Anything would work. Thinking of Fusion or Jazz could be a natural choice, not too distant from what some of the songs are. How about some techno? I would be curious of hearing them in other versions. How about country? I know you would have to add some funny lyrics… In my opinion the essence of a song/piece of music is the melody, the counterpoints, the arpeggios—not the sounds or the effects. No matter how you want to dress it, the thing that sticks in your brain is the melody; once you have absorbed it, it’s not going away. Never. This is what is missing in recent soundtracks, in my opinion. Great sound design; no melody. No music.

As a frequent member of Goblin who has also collaborated with Fabio Frizzi, what can you tell us about the differences between working with these two legends of horror music?

We are talking of the studio work in the mid seventies, mostly for horror soundtracks.

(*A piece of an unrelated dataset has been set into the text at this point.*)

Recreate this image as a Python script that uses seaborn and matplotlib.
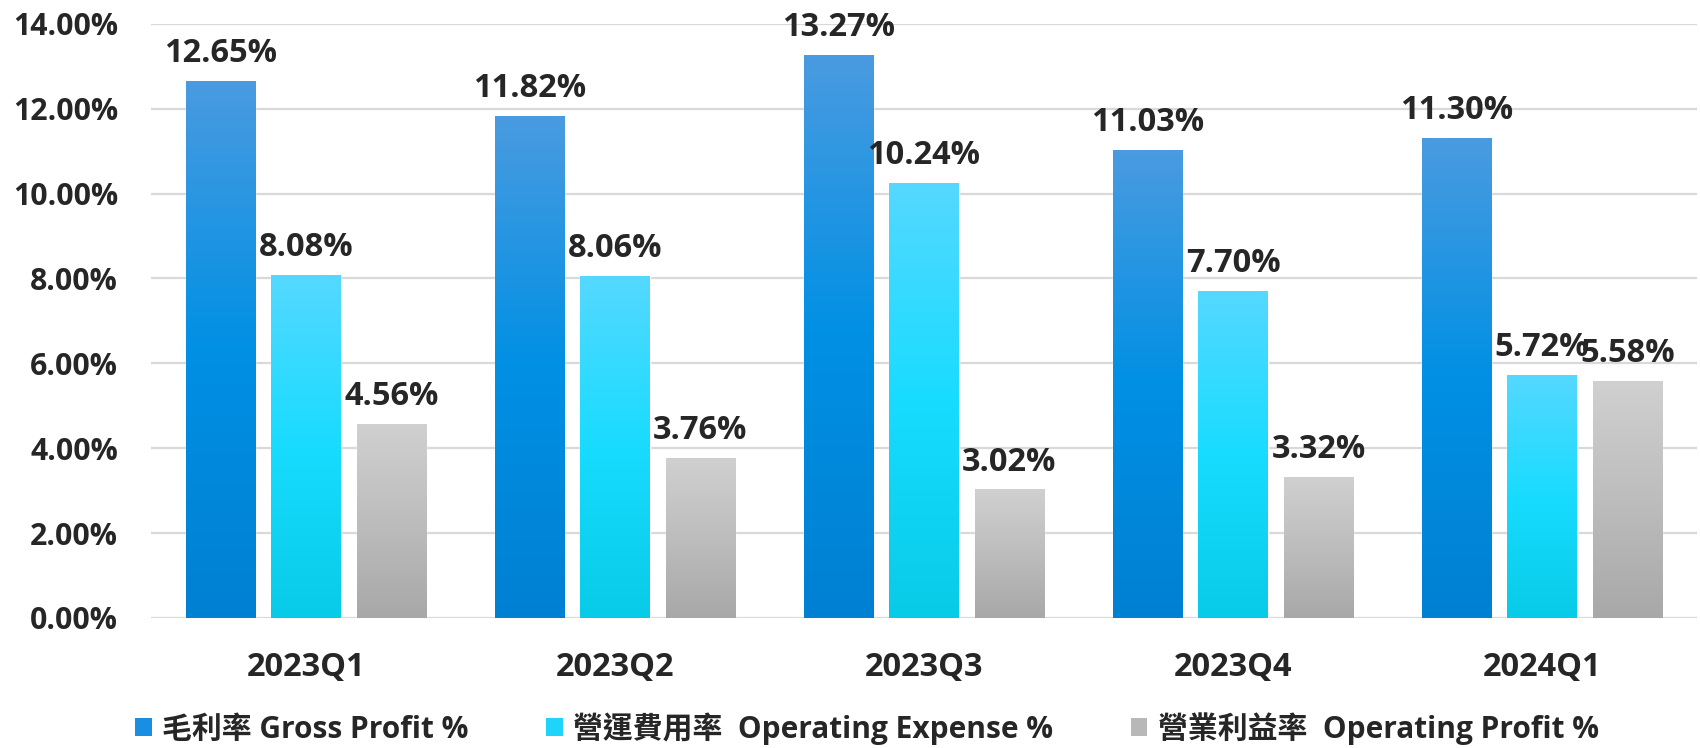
import numpy as np
import pandas as pd
import seaborn as sns
import matplotlib.pyplot as plt
from matplotlib.colors import LinearSegmentedColormap
from matplotlib.patches import Patch
from matplotlib.ticker import FuncFormatter

quarters = ["2023Q1", "2023Q2", "2023Q3", "2023Q4", "2024Q1"]
gross_profit = [12.65, 11.82, 13.27, 11.03, 11.30]
operating_expense = [8.08, 8.06, 10.24, 7.70, 5.72]
operating_profit = [4.56, 3.76, 3.02, 3.32, 5.58]
series_names = ["毛利率 Gross Profit %", "營運費用率  Operating Expense %", "營業利益率  Operating Profit %"]

# gradient stops: bottom, middle, top
grad_colors = [
    ["#0080d2", "#0090e4", "#4a9be0"],
    ["#08cbe8", "#18dcff", "#55d8ff"],
    ["#a8a8a8", "#bdbdbd", "#d0d0d0"],
]
legend_colors = ["#1a8ee0", "#1fd3fa", "#b8b8b8"]

sns.set_theme(style="white")
plt.rcParams['font.family'] = ['Open Sans', 'Noto Sans CJK TC', 'DejaVu Sans']
plt.rcParams['font.weight'] = 'bold'
text_color = "#262626"

rows = []
for name, vals in zip(series_names, [gross_profit, operating_expense, operating_profit]):
    for q, v in zip(quarters, vals):
        rows.append({"Quarter": q, "value": v, "Series": name})
df = pd.DataFrame(rows)

fig, ax = plt.subplots(figsize=(17, 7.48), dpi=100)
fig.subplots_adjust(left=0.089, right=0.998, top=0.968, bottom=0.174)

palette = dict(zip(series_names, legend_colors))
sns.barplot(data=df, x="Quarter", y="value", hue="Series", palette=palette,
            width=0.83, gap=0.19, ax=ax, legend=False, saturation=1)

grad = np.linspace(1, 0, 256).reshape(-1, 1)
for container, cols in zip(ax.containers, grad_colors):
    cmap = LinearSegmentedColormap.from_list("g", cols)
    for bar in container:
        x0, y0 = bar.get_x(), bar.get_y()
        w, h = bar.get_width(), bar.get_height()
        ax.imshow(grad, extent=[x0, x0 + w, y0, y0 + h], aspect='auto',
                  cmap=cmap, vmin=0, vmax=1, zorder=bar.get_zorder() + 0.1)
        ax.annotate(f"{h:.2f}%", (x0 + w / 2, y0 + h), xytext=(0, 8),
                    textcoords="offset points", ha="center", va="bottom",
                    fontsize=23.5, fontweight="bold", color=text_color)

ax.set_xlim(-0.5, 4.5)
ax.set_ylim(0, 14)
ax.set_yticks(np.arange(0, 15, 2))
ax.yaxis.set_major_formatter(FuncFormatter(lambda v, p: f"{v:.2f}%"))
ax.yaxis.grid(True, color="#d9d9d9", lw=1.6)
ax.set_axisbelow(True)
sns.despine(ax=ax, left=True, bottom=True)
ax.tick_params(axis="both", length=0, labelcolor=text_color)
ax.tick_params(axis="x", pad=24, labelsize=23.5)
ax.tick_params(axis="y", pad=24, labelsize=21.8)
for lab in ax.get_xticklabels() + ax.get_yticklabels():
    lab.set_fontweight("bold")
ax.set_xlabel("")
ax.set_ylabel("")

handles = [Patch(facecolor=c, edgecolor="none") for c in legend_colors]
fig.legend(handles, series_names, loc="center", bbox_to_anchor=(0.51, 0.026),
           ncol=3, frameon=False, handlelength=0.55, handleheight=0.55,
           handletextpad=0.35, columnspacing=2.6, labelcolor=text_color,
           prop={'weight': 'bold', 'size': 21.5})

plt.savefig("out.png", dpi=100)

Seen from a technical perspective, there is not much difference. I was actually using the same synthesizers for our stuff with Goblin and Frizzi production. Maybe that’s the thing that makes some of my keyboards recognizable and one of the reasons why Fabio was calling me, I assume. On the other side, there is a huge difference. With Goblin, we were 100% responsible of our choices and to decide what we liked and what to do and how, that can’t be the same when you work for somebody else, including Frizzi, where you have, of course, some limitation of freedom.

What exactly is “the fudda” referred to in Goblin’s record label “Back To the Fudda?”

You know what? I never revealed this mystery… People have asked me since 2006, the year I founded Back to the Fudda. Ok, I’ll give you huge hint: It’s a Sicilian word. You can check English/Sicilian dictionaries online. I checked; it’s listed.

When crafting your own original music, do you tend to have a scene or image in your mind which inspires the composition or is it the other way around, with the music inspiring the title (and, if applicable, lyrics)?

Can be both ways. If a song jumps in your mind for some reason, go for it and find a title. But, I think having an image or a scene as a reference to create something new can be a very good way to push yourself in a more creative status if something doesn’t come into your mind by itself. Not for the inspiration, but to have something solid to follow. It can be anything—picture, an object on your desk, a face, a color. I learned this from a great producer in Italy, Lilli Greco. He told me if you don’t have ideas, think to an object and start to describe it with music. For example, a hat. Try to trace the contour of a cowboy hat with the music.

Speaking of a couple of horror productions you’ve been involved with scoring, George Romero’s Martin is a masterpiece of ambiguity. What’s your take on the film—is Martin a deeply-disturbed teen or an eighty year-old vampire?

How about both? I see both aspects.

Additionally, you’ve contributed to the score of a live production of Macbeth, the infamous “cursed play.” Did anything eerie or unusual happen?

Wow, what a question… Never thought about the cursed play aspect. You know what? Nothing happened. Actually, I am pretty rational, despite the fact that I do irrational things like being a musician… I think the only way these kinds of things can influence people is having an excuse to explain anything bad that can happen. Every day we have good and bad news, if one day you happen to say Macbeth, all the bad news has a reason. Does that sound stupid?

If you could re-score any film, which would you choose?

2001 A space Odyssey. They did a perfect choice with classical music, an incredible job, and I love it. It works great and it’s my favorite movie ever. It would be challenging composing original music as powerful, but I would love to try.